I am emailing you direct as while as posting a followup. I saw your post on Tennessee, genforum, and while I cannot with certainty tell you your Cosby Young is connected to my Bowman line, I think he most probably is. Cut and paste the following url into the address window of your browser, if you cannot click on it to open a window.
William Bowman (1755-1808) married Mary Cosby (1760-after 1851) in Goochland County, Va. on Dec. 25, 1779. The Rev. William Douglas performed the ceremony.

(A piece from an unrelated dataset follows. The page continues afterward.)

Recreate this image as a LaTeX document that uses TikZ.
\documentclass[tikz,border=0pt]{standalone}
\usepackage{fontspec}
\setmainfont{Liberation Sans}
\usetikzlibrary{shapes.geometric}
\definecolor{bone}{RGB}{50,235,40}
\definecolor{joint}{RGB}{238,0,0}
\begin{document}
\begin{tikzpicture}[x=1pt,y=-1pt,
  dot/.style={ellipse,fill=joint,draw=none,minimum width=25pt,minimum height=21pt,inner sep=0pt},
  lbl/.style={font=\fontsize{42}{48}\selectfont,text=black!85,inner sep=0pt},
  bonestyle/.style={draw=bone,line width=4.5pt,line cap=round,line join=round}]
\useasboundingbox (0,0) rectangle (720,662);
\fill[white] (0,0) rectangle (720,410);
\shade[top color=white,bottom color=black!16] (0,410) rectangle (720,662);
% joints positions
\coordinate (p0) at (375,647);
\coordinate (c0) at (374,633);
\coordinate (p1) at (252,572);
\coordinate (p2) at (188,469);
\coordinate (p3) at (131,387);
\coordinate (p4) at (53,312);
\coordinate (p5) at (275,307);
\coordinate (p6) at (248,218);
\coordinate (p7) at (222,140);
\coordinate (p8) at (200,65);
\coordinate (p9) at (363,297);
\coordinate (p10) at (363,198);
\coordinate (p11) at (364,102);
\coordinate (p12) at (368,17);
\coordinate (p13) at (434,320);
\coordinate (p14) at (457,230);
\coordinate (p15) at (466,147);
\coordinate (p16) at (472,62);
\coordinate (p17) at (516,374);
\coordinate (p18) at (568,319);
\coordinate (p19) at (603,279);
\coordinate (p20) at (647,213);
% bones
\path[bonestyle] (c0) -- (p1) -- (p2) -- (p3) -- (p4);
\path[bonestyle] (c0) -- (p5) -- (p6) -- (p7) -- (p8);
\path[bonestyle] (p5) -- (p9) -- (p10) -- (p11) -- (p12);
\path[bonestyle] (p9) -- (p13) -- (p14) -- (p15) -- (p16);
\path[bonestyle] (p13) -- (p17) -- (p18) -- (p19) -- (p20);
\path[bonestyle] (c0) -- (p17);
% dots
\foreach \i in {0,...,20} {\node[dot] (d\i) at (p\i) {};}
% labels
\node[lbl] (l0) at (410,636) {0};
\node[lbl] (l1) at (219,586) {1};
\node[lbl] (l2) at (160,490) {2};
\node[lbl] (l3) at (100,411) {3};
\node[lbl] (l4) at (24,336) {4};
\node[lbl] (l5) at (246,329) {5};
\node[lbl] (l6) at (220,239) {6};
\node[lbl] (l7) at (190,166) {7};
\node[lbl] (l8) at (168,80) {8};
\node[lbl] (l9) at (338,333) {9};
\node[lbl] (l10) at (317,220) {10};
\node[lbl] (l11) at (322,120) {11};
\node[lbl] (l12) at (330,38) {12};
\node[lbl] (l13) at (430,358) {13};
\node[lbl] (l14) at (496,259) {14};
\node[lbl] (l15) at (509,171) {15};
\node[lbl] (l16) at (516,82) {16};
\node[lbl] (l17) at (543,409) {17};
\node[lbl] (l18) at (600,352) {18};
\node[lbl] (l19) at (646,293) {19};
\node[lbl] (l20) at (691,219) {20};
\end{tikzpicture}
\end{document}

Their eldest child was a daughter, Elizabeth (a namesake of Mary's mother, Elizabeth Faure/Fore) was born in 1782. About 1795 the Bowmans removed from the vicinity of Richmond to Rutherford County, N.C. In 1802 Elizabeth married James Young, the son of Samuel Young in Rutherford County. I lose track of this family after about 1820. Samuel Young died in the 1820s and James appears to be around for the settling of that estate. They are definitely gone by 1840-50, but in 1850 when Mary Cosby Bowman, then 90 years old and a resident of Lumpkin County, Ga., applied for a widow's pension based on William's revolutionary service, Betsey Young is listed as living. About 1858 there was a murder trial against a Cosby Young which was successfully appealled to the NC State Supreme Court from one of the western mountain counties.
Elizabeth's next younger brother, Asa Bowman, was born in 1784 and died in 1818 in Rutherford County. Asa married Sara Ruth Young, the sister of James Young. They had a son, William (who, I believe, became a Methodist minister, but died childless after 1870), and two daughters, Elizabeth (who married Elijah Davis and left at least one daughter before she died in 1834) and Martha (who married Major Flack and apparently died in childbirth about 1846). Many times the family members passed along the Cosby surname as a given name. If you find an Asa B. Young and a Cosby Young in close proximity, I suspect they are sons or grandsons of Elizabeth Bowman Young and James Young. I have never found any family bible or court records to document the family however. If the Hall's migrate from Rutherford Co. N.C. then I suspect that common origin created a connection. In Rutherford County, Samuel Young was elected county coroner and the family was apparently prosperous and respected. The Young homeplace was on White Oak Creek of the Green River in what is now Polk County, N.C.
Three of Elizabeth's siblings married McHan's (including my gg gf, Eli) and three married Richardsons. I think the Youngs wound up for a time in Kentucky, because in one census report, the notes for which I have misplaced, I found a 70ish Betsy Young living with the family of a man who was probably her son, and one or more of his children were born in Kentucky.
Looking for any info on Cosby Young,b.N.C abt 1815.was in Illinois late 1830's,Iowa early 1840's,N.C.1849,Monroe Co,Tn 1850,N.C.late 1850's,Union Co,Ga 1860,his family back in Monroe Co in 1870,Don't know where Cosby was,Who is his parent's?
Was Asa B.Young his brother? Asa b.N.C.,m.in N.C. in 1830 came to Tn late 1830's,Who are thier parents?
Are they connected to the Hall's from N.C.& Monroe Co,Tn?
Thanks for any info,
What counties have you found Cosby in Illinois, Iowa etc? If you have his children's names I would be interested in seeing them. If William, Elizabeth, Nancy, John, Asa, Eli, Martha, Cosby, show up, it would suggest a common naming pattern with other family branches. I hope to hear from you. I have sent a copy along to HHAYES1979@aol.com to see if any of the above is in her records on N.C. Youngs. From 1790 to 1820 there were three Samuel Youngs who were heads of households in Rutherford Co., N.C. Two of them had sons named James. Each James married a woman named Elizabeth. The Youngs who intermarried with the Bowmans were the westernmost of the three families, and appear to have a strong connection to the Kilpatrick family. I suspect there is a tie in to the Young family of Rowan County but haven't been able to establish that.
I hope to hear from you, especially if any of this is useful.